Finding the Pure Life in Costa Rica - My Family Travels

¡Pura vida! Pure life. Going into my one month stay in Costa Rica, I wrote off their national motto as nothing more than a vague, cheesy saying. Little did I know that no other phrase could more perfectly describe Costa Rican living.

 I began my journey in my comfortable New York City home, browsing online for organizations which took students to Latin America. Eventually I stumbled upon Global Routes, a non-profit organization. I was especially attracted to it because it specialized in community service.

For the first and last week of my expedition, my group visited the more popular Costa Rican attractions—the Arsenal volcano, the Monteverde cloud forest, and Uvita beach. Although all of this was extremely fun and added to my overall experience, it was not the highlight of my trip.

The most authentic component of my trip was the community service portion, when I stayed with a Costa Rican family who lived in the remote village of Aguas Buenas. Aguas Buenas is home to about fifty families. The men farm and work odd jobs, while the women generally cook, clean, and attend to the younger children. A simple town, Aguas Buenas has only one dirt road passing through it, with only one school and one general store.

I lived, worked, played, and grew to love my new community. Everyday, our group worked on a construction site alongside the locals—our fathers, brothers, friends—and we constructed a community kitchen from scratch. Seeing the fruits of our labor with my family immensely catalyzed our bonding, as every single day we would wake up, work, and come home exhausted together. At home, we would relax, share stories, and play games. On several occasions we played gigantic soccer matches with the entire village.

Eventually there was no need for more background information, as I felt as though I knew these people for my entire life. No longer was I testing the limits of my high school Spanish vocabulary, but I was pushing the limits of my mind by having intellectual conversations.

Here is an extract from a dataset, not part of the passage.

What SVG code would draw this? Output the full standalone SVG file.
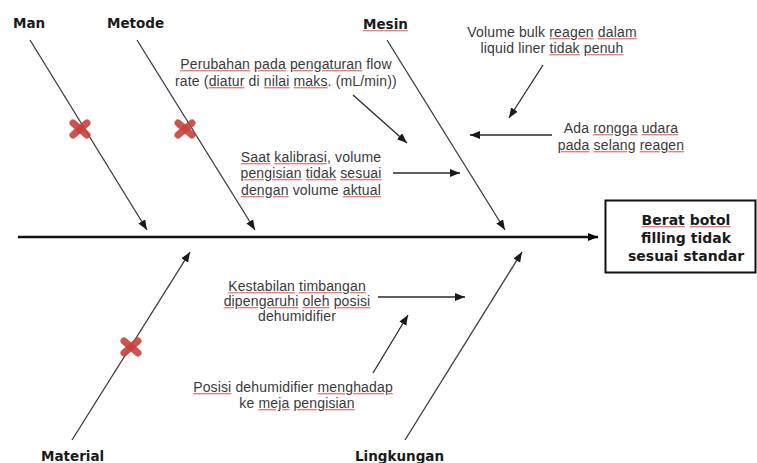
<svg xmlns="http://www.w3.org/2000/svg" width="757" height="463" viewBox="0 0 757 463">
<style>
.cat{font-family:"DejaVu Sans",Verdana,sans-serif;font-weight:bold;font-size:13.5px;fill:#1a1a1a}
.t{font-family:"Liberation Sans",Arial,sans-serif;font-size:14px;fill:#3a3a3a;text-anchor:middle;letter-spacing:0.15px}
.box{font-family:"DejaVu Sans",Verdana,sans-serif;font-weight:bold;font-size:14px;fill:#1a1a1a;text-anchor:middle}
.sp{text-decoration:underline;fill:#e88080;text-decoration-thickness:1px;text-underline-offset:2px}
.sp tspan{fill:#3a3a3a}
.box .sp tspan,.cat .sp tspan{fill:#1a1a1a}
.bone{stroke:#3a3a3a;stroke-width:1.3;fill:none;marker-end:url(#ah)}
.ar{stroke:#2a2a2a;stroke-width:1.3;fill:none;marker-end:url(#ah)}
.x{stroke:#c8423c;stroke-width:7;stroke-linecap:round;opacity:0.9}
</style>
<defs>
<marker id="ah" markerUnits="userSpaceOnUse" markerWidth="12" markerHeight="10" refX="10" refY="4" orient="auto">
<path d="M0,0 L10,4 L0,8 z" fill="#1a1a1a"/>
</marker>
<marker id="ahb" markerUnits="userSpaceOnUse" markerWidth="12" markerHeight="10" refX="10" refY="4" orient="auto">
<path d="M0,0 L10,4 L0,8 z" fill="#000"/>
</marker>
</defs>

<g id="connectors">
<line x1="18" y1="237" x2="598" y2="237" stroke="#111" stroke-width="2.5" marker-end="url(#ahb)"/>
<line class="bone" x1="30" y1="40" x2="147" y2="230"/>
<line class="bone" x1="137" y1="40" x2="255" y2="230"/>
<line class="bone" x1="387" y1="40" x2="505" y2="230"/>
<line class="bone" x1="72" y1="440" x2="190" y2="252"/>
<line class="bone" x1="405" y1="440" x2="522" y2="252"/>
<line class="ar" x1="353" y1="95" x2="407" y2="143"/>
<line class="ar" x1="393" y1="173" x2="460" y2="173"/>
<line class="ar" x1="543" y1="65" x2="509" y2="118"/>
<line class="ar" x1="552" y1="135" x2="470" y2="135"/>
<line class="ar" x1="378" y1="297" x2="465" y2="297"/>
<line class="ar" x1="373" y1="373" x2="408" y2="315"/>
</g>

<g id="marks">
<g transform="translate(80,129)"><line class="x" x1="-7" y1="-6" x2="7" y2="6"/><line class="x" x1="-7" y1="6" x2="7" y2="-6"/></g>
<g transform="translate(185,129)"><line class="x" x1="-7" y1="-6" x2="7" y2="6"/><line class="x" x1="-7" y1="6" x2="7" y2="-6"/></g>
<g transform="translate(131,347)"><line class="x" x1="-7" y1="-6" x2="7" y2="6"/><line class="x" x1="-7" y1="6" x2="7" y2="-6"/></g>
</g>

<g id="man"><text class="cat" x="13" y="28">Man</text></g>
<g id="metode"><text class="cat" x="107" y="28">Metode</text></g>
<g id="mesin"><text class="cat" x="363" y="29"><tspan class="sp"><tspan>Mesin</tspan></tspan></text></g>
<g id="material"><text class="cat" x="41" y="461">Material</text></g>
<g id="lingkungan"><text class="cat" x="355" y="461">Lingkungan</text></g>

<g id="effect">
<rect x="605.5" y="200.5" width="150" height="72" fill="#fff" stroke="#111" stroke-width="2"/>
<text class="box" x="686" y="225"><tspan class="sp"><tspan>Berat</tspan></tspan> <tspan class="sp"><tspan>botol</tspan></tspan></text>
<text class="box" x="686" y="243">filling tidak</text>
<text class="box" x="686" y="261">sesuai standar</text>
</g>

<g id="cause-flowrate">
<text class="t" x="286" y="69"><tspan class="sp"><tspan>Perubahan</tspan></tspan> <tspan class="sp"><tspan>pada</tspan></tspan> <tspan class="sp"><tspan>pengaturan</tspan></tspan> flow</text>
<text class="t" x="286" y="86">rate (<tspan class="sp"><tspan>diatur</tspan></tspan> di <tspan class="sp"><tspan>nilai</tspan></tspan> <tspan class="sp"><tspan>maks</tspan></tspan>. (mL/min))</text>
</g>

<g id="cause-kalibrasi">
<text class="t" x="311" y="162"><tspan class="sp"><tspan>Saat</tspan></tspan> <tspan class="sp"><tspan>kalibrasi</tspan></tspan>, volume</text>
<text class="t" x="311" y="178"><tspan class="sp"><tspan>pengisian</tspan></tspan> <tspan class="sp"><tspan>tidak</tspan></tspan> <tspan class="sp"><tspan>sesuai</tspan></tspan></text>
<text class="t" x="311" y="195"><tspan class="sp"><tspan>dengan</tspan></tspan> volume <tspan class="sp"><tspan>aktual</tspan></tspan></text>
</g>

<g id="cause-bulk">
<text class="t" x="552" y="37">Volume bulk <tspan class="sp"><tspan>reagen</tspan></tspan> <tspan class="sp"><tspan>dalam</tspan></tspan></text>
<text class="t" x="552" y="53">liquid liner <tspan class="sp"><tspan>tidak</tspan></tspan> <tspan class="sp"><tspan>penuh</tspan></tspan></text>
</g>

<g id="cause-rongga">
<text class="t" x="621" y="133">Ada <tspan class="sp"><tspan>rongga</tspan></tspan> <tspan class="sp"><tspan>udara</tspan></tspan></text>
<text class="t" x="621" y="150"><tspan class="sp"><tspan>pada</tspan></tspan> <tspan class="sp"><tspan>selang</tspan></tspan> <tspan class="sp"><tspan>reagen</tspan></tspan></text>
</g>

<g id="cause-timbangan">
<text class="t" x="297" y="291"><tspan class="sp"><tspan>Kestabilan</tspan></tspan> <tspan class="sp"><tspan>timbangan</tspan></tspan></text>
<text class="t" x="297" y="306"><tspan class="sp"><tspan>dipengaruhi</tspan></tspan> <tspan class="sp"><tspan>oleh</tspan></tspan> <tspan class="sp"><tspan>posisi</tspan></tspan></text>
<text class="t" x="297" y="321">dehumidifier</text>
</g>

<g id="cause-posisi">
<text class="t" x="293" y="392"><tspan class="sp"><tspan>Posisi</tspan></tspan> dehumidifier <tspan class="sp"><tspan>menghadap</tspan></tspan></text>
<text class="t" x="297" y="408">ke <tspan class="sp"><tspan>meja</tspan></tspan> <tspan class="sp"><tspan>pengisian</tspan></tspan></text>
</g>
</svg>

Upon my return home, I was unpacking my luggage when I stumbled across a shirt which I had bought at the airport. It said “Costa Rica: Pura Vida!” on it. Thinking of the lifestyle I left behind, I realized that nobody in Aguas Buenas deals with the excesses like we do. Free from distractions such as the internet or texting, they concentrate on the basics—building real relationships with friends and family. They are free from the small impurities that, to us, have already become invisible. I realized that after being completely immersed in their lives, I took home a part of it. I didn’t just come home with a Pura Vida shirt, I came home with a new outlook on life. ¡Pura vida!